Within the records below, find each line that holds the string "this", then copy it.

[BEGIN SUPPLIED DATA]

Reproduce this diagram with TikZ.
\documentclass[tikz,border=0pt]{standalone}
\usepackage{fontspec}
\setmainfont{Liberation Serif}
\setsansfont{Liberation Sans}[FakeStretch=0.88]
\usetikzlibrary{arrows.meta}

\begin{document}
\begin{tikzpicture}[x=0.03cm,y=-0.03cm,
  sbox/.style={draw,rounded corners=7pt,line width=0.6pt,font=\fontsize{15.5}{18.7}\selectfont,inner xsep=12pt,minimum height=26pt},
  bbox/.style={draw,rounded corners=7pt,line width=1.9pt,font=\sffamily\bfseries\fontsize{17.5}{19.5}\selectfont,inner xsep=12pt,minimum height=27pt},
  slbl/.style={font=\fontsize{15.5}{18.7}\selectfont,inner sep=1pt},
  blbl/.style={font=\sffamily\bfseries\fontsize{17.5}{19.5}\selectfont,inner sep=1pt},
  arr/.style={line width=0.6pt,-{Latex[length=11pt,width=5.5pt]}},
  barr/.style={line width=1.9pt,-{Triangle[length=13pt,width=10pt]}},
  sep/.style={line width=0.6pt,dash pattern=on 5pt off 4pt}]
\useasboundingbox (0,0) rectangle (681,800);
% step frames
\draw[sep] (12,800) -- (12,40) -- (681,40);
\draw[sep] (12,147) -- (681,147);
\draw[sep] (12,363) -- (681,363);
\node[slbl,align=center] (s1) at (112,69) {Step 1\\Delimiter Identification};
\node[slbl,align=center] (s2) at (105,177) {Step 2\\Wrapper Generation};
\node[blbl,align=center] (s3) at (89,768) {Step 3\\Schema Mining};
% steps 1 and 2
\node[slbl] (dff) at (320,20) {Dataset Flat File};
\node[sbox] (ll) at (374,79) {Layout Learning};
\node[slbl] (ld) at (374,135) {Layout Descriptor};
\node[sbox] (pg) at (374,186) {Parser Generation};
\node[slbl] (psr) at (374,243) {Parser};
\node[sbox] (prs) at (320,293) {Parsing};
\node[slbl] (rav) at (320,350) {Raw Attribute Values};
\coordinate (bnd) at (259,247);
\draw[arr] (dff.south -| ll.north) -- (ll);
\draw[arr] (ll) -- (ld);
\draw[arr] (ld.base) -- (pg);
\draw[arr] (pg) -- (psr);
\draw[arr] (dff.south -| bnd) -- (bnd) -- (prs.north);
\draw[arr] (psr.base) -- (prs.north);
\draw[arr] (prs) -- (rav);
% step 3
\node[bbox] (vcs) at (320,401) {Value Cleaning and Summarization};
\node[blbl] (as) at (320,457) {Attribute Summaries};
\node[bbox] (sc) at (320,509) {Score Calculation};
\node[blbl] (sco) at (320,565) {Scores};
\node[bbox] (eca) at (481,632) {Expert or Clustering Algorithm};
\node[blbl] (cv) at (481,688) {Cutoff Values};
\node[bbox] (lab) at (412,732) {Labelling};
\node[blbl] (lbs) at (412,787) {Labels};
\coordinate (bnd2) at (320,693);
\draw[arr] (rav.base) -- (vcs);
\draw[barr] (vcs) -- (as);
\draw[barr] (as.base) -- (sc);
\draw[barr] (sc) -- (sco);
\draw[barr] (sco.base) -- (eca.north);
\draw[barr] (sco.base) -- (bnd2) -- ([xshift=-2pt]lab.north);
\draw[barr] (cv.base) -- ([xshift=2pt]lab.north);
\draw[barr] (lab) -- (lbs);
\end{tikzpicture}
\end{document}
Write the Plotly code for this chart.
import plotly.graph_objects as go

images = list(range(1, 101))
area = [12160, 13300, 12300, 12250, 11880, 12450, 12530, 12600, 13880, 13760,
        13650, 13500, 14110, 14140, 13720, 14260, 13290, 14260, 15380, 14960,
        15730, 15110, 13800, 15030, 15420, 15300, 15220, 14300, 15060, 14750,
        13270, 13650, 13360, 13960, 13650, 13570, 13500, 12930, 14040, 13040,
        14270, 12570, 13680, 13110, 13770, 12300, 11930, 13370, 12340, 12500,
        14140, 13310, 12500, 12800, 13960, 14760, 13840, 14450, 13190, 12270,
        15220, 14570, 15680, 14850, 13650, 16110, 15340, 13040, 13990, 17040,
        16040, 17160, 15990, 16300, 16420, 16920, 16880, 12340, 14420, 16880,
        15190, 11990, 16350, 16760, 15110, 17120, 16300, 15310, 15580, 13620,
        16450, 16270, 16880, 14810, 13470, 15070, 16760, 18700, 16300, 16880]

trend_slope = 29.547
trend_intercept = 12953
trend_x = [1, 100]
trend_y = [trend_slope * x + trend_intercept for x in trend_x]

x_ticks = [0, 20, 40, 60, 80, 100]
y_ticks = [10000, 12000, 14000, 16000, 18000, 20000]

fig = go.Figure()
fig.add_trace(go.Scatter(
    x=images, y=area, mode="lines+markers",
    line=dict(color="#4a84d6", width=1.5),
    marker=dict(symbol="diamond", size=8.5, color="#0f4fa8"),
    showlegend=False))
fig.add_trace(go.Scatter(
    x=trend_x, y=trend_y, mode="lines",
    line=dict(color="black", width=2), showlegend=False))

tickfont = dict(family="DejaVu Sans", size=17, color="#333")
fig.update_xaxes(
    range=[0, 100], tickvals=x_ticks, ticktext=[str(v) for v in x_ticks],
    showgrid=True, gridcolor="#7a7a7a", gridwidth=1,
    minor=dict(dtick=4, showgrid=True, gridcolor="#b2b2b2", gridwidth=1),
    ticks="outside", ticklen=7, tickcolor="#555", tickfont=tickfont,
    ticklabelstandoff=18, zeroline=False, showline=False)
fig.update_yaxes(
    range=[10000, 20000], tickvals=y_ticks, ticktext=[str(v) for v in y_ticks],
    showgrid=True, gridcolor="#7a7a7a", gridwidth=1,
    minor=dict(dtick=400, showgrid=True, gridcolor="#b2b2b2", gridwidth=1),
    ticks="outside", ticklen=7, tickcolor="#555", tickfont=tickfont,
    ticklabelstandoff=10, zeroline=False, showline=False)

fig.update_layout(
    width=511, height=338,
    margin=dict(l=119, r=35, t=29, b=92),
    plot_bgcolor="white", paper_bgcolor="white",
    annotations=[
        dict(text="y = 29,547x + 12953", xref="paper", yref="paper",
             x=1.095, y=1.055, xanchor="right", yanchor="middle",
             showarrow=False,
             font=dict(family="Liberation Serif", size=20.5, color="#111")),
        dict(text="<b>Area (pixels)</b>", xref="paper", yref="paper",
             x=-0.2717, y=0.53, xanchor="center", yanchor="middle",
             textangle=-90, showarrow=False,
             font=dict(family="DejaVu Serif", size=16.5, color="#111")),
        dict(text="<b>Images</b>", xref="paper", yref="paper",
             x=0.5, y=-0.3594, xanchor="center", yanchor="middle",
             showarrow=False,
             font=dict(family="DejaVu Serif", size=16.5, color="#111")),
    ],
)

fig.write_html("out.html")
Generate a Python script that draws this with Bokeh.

[END SUPPLIED DATA]

FINAL ANSWER →
Reproduce this diagram with TikZ.
Write the Plotly code for this chart.
Generate a Python script that draws this with Bokeh.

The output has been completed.